Dalam hal ini, banyak pihak yang mengkhawatirkan nasib data dan dana nasabah BSI. Namun, Direktur Utama BSI, Hery, telah memastikan bahwa data dan dana nasabah tetap aman meskipun layanan mengalami gangguan.

Hal ini menjadi tanggung jawab perusahaan untuk memitigasi risiko dan menjaga keamanan data dan dana nasabah.

Namun, jika terjadi kebocoran data akibat serangan tersebut, perusahaan memiliki tanggung jawab sebagai Pengendali Data Pribadi sesuai dengan Undang-Undang Nomor 27 Tahun 2022 tentang Pelindungan Data Pribadi (UU PDP).

Pasal 47 dalam UU tersebut menegaskan bahwa Pengendali Data Pribadi bertanggung jawab atas pemrosesan data pribadi dan harus memenuhi kewajiban dalam melaksanakan prinsip pelindungan data pribadi.

Berikut adalah sanksi administratif yang dapat dikenakan kepada perusahaan jika tidak memenuhi kewajiban dalam mengatasi kebocoran data, sebagaimana diatur dalam Pasal 57 ayat (2) Undang-Undang Nomor 27 Tahun 2022 tentang Pelindungan Data Pribadi (UU PDP):

  1. Peringatan tertulis: Perusahaan dapat menerima peringatan tertulis sebagai tindakan pertama dalam menegaskan kewajiban mereka dan memberikan kesempatan untuk memperbaiki keadaan.
  2. Penghentian sementara kegiatan pemrosesan Data Pribadi: Jika pelanggaran yang dilakukan oleh perusahaan cukup serius, otoritas yang berwenang dapat memerintahkan penghentian sementara kegiatan pemrosesan data pribadi. Langkah ini bertujuan untuk mencegah risiko lebih lanjut terhadap data pribadi yang terkait.
  3. Penghapusan atau pemusnahan Data Pribadi: Jika perusahaan tidak mengambil langkah yang memadai untuk melindungi data pribadi atau mengatasi kebocoran data, otoritas yang berwenang dapat memerintahkan penghapusan atau pemusnahan data pribadi yang terdampak. Tindakan ini bertujuan untuk menghindari penyalahgunaan data dan melindungi privasi subjek data pribadi.
  4. Denda administratif: Selain sanksi-sanksi di atas, perusahaan juga dapat dikenakan denda administratif. Besaran denda tersebut akan ditetapkan berdasarkan ketentuan yang berlaku dan dapat bervariasi tergantung pada tingkat pelanggaran yang dilakukan oleh perusahaan.
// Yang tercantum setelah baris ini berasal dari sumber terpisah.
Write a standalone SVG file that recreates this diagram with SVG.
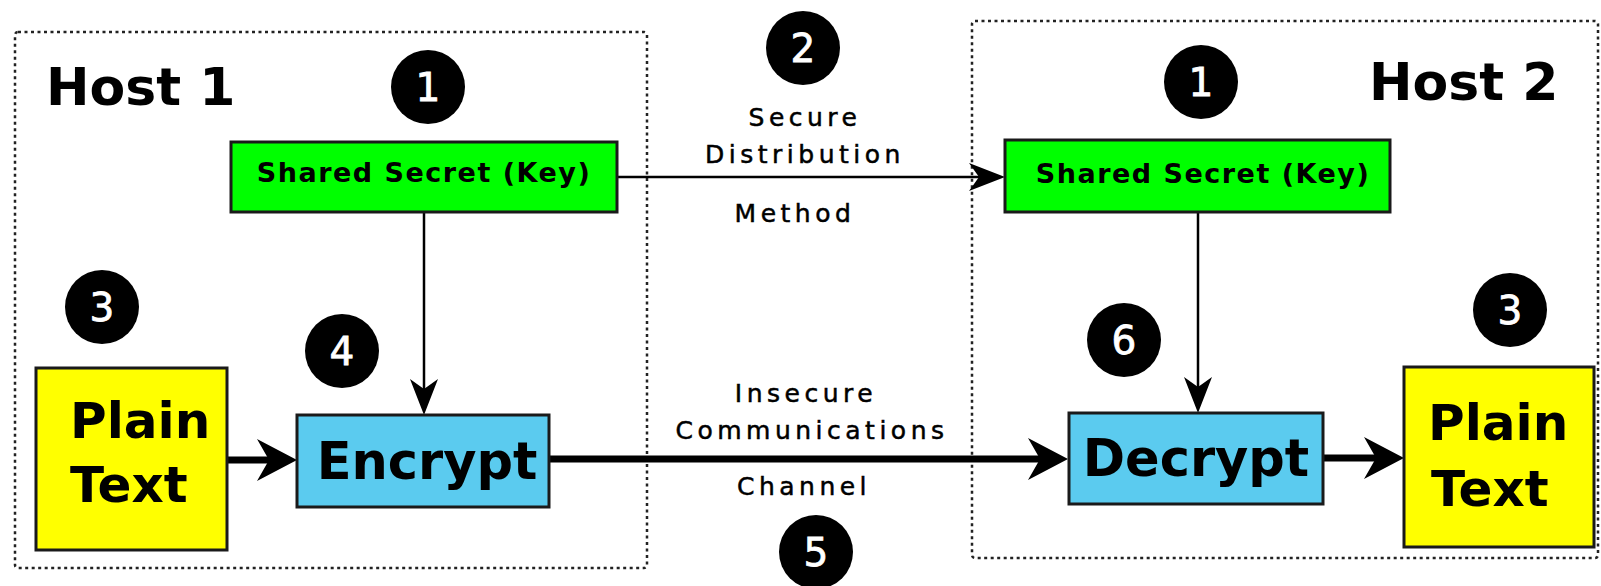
<svg xmlns="http://www.w3.org/2000/svg" width="1601" height="586" viewBox="0 0 1601 586">
  <style>
    .host { fill: none; stroke: #222; stroke-width: 2.5; stroke-dasharray: 3 3.5; }
    .title { font-family: "DejaVu Sans", "Liberation Sans", sans-serif; font-weight: bold; font-size: 52px; fill: #000; }
    .key rect { fill: #00ff00; stroke: #1a1a1a; stroke-width: 3; }
    .key text { font-family: "DejaVu Sans", "Liberation Sans", sans-serif; font-weight: bold; font-size: 27px; letter-spacing: 1.5px; fill: #000; text-anchor: middle; }
    .op rect { fill: #5bcbef; stroke: #1a1a1a; stroke-width: 3; }
    .op text { font-family: "DejaVu Sans", "Liberation Sans", sans-serif; font-weight: bold; font-size: 51px; fill: #000; text-anchor: middle; }
    .plain rect { fill: #ffff00; stroke: #1a1a1a; stroke-width: 3; }
    .plain text { font-family: "DejaVu Sans", "Liberation Sans", sans-serif; font-weight: bold; font-size: 50px; fill: #000; }
    .badge circle { fill: #000; }
    .badge text { font-family: "DejaVu Sans", "Liberation Sans", sans-serif; font-size: 39px; fill: #fff; stroke: #fff; stroke-width: 0.8; text-anchor: middle; }
    .label { font-family: "DejaVu Sans", "Liberation Sans", sans-serif; font-size: 25px; letter-spacing: 4.5px; fill: #000; stroke: #000; stroke-width: 0.5; text-anchor: middle; }
    .thin { fill: none; stroke: #000; stroke-width: 2.5; marker-end: url(#headThin); }
    .thick { fill: none; stroke: #000; stroke-width: 7; marker-end: url(#headThick); }
  </style>
  <defs>
    <marker id="headThin" markerUnits="userSpaceOnUse" viewBox="-12 -16 40 32" refX="0" refY="0" markerWidth="40" markerHeight="32" orient="auto" overflow="visible">
      <path d="M26,0 L-10,-14 L0,0 L-10,14 Z" fill="#000"/>
    </marker>
    <marker id="headThick" markerUnits="userSpaceOnUse" viewBox="-14 -23 44 46" refX="0" refY="0" markerWidth="44" markerHeight="46" orient="auto" overflow="visible">
      <path d="M28,0 L-12,-21 L0,0 L-12,21 Z" fill="#000"/>
    </marker>
  </defs>

  <rect width="1601" height="586" fill="#fff"/>

  <!-- host boundaries -->
  <g id="host1">
    <rect class="host" x="15" y="32" width="632" height="536" rx="3"/>
    <text class="title" x="46" y="105">Host 1</text>
  </g>
  <g id="host2">
    <rect class="host" x="972" y="21" width="626" height="537" rx="3"/>
    <text class="title" x="1369" y="100">Host 2</text>
  </g>

  <!-- connectors -->
  <g id="connectors">
    <line class="thin" x1="617" y1="177" x2="979" y2="177"/>
    <line class="thin" x1="424" y1="212" x2="424" y2="389"/>
    <line class="thin" x1="1198" y1="212" x2="1198" y2="387"/>
    <line class="thick" x1="227" y1="460" x2="269" y2="460"/>
    <line class="thick" x1="549" y1="459" x2="1040" y2="459"/>
    <line class="thick" x1="1323" y1="458" x2="1376" y2="458"/>
    <text class="label" x="805" y="126">Secure</text>
    <text class="label" x="805" y="163">Distribution</text>
    <text class="label" x="795" y="222">Method</text>
    <text class="label" x="806" y="402">Insecure</text>
    <text class="label" x="812" y="439">Communications</text>
    <text class="label" x="804" y="495">Channel</text>
  </g>

  <!-- nodes -->
  <g id="key1" class="key">
    <rect x="231" y="142" width="386" height="70"/>
    <text x="424" y="182">Shared Secret (Key)</text>
  </g>
  <g id="key2" class="key">
    <rect x="1005" y="140" width="385" height="72"/>
    <text x="1203" y="183">Shared Secret (Key)</text>
  </g>
  <g id="plain1" class="plain">
    <rect x="36" y="368" width="191" height="182"/>
    <text x="70" y="438">Plain</text>
    <text x="70" y="502">Text</text>
  </g>
  <g id="encrypt" class="op">
    <rect x="297" y="415" width="252" height="92"/>
    <text x="427" y="479">Encrypt</text>
  </g>
  <g id="decrypt" class="op">
    <rect x="1069" y="413" width="254" height="91"/>
    <text x="1196" y="476">Decrypt</text>
  </g>
  <g id="plain2" class="plain">
    <rect x="1404" y="367" width="190" height="180"/>
    <text x="1428" y="440">Plain</text>
    <text x="1431" y="506">Text</text>
  </g>

  <!-- step badges -->
  <g id="badge1a" class="badge"><circle cx="428" cy="87" r="37"/><text x="428" y="101">1</text></g>
  <g id="badge1b" class="badge"><circle cx="1201" cy="82" r="37"/><text x="1201" y="96">1</text></g>
  <g id="badge2" class="badge"><circle cx="803" cy="48" r="37"/><text x="803" y="62">2</text></g>
  <g id="badge3a" class="badge"><circle cx="102" cy="307" r="37"/><text x="102" y="321">3</text></g>
  <g id="badge3b" class="badge"><circle cx="1510" cy="310" r="37"/><text x="1510" y="324">3</text></g>
  <g id="badge4" class="badge"><circle cx="342" cy="351" r="37"/><text x="342" y="365">4</text></g>
  <g id="badge5" class="badge"><circle cx="816" cy="552" r="37"/><text x="816" y="566">5</text></g>
  <g id="badge6" class="badge"><circle cx="1124" cy="340" r="37"/><text x="1124" y="354">6</text></g>
</svg>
Perlu diingat bahwa sanksi-sanksi ini ditujukan untuk mendorong perusahaan agar mematuhi peraturan pelindungan data pribadi dan bertanggung jawab dalam mengatasi kebocoran data.

Sanksi tersebut diharapkan dapat memberikan efek jera dan memastikan perlindungan data pribadi yang lebih baik di masa depan.

Jika terjadi kebocoran data, yaitu kegagalan dalam melindungi data pribadi oleh pengendali data pribadi, dalam hal ini perusahaan, maka perusahaan diharuskan memberikan pemberitahuan tertulis kepada subjek data pribadi dan lembaga terkait.

Jika perusahaan tidak memenuhi kewajiban tersebut, maka dapat dikenai sanksi administratif sesuai dengan Pasal 57 ayat (2) UU PDP, seperti peringatan tertulis, penghentian sementara kegiatan pemrosesan data pribadi, penghapusan atau pemusnahan data pribadi, serta denda administratif.

Dalam hal kebocoran data, penting bagi perusahaan untuk bertanggung jawab dan mengambil langkah-langkah yang tepat dalam memulihkan keamanan data serta memberikan pemberitahuan kepada pihak yang terkena dampak.

Hal ini menjadi bagian integral dalam menjaga kepercayaan nasabah dan menjalankan kewajiban sesuai dengan peraturan yang berlaku.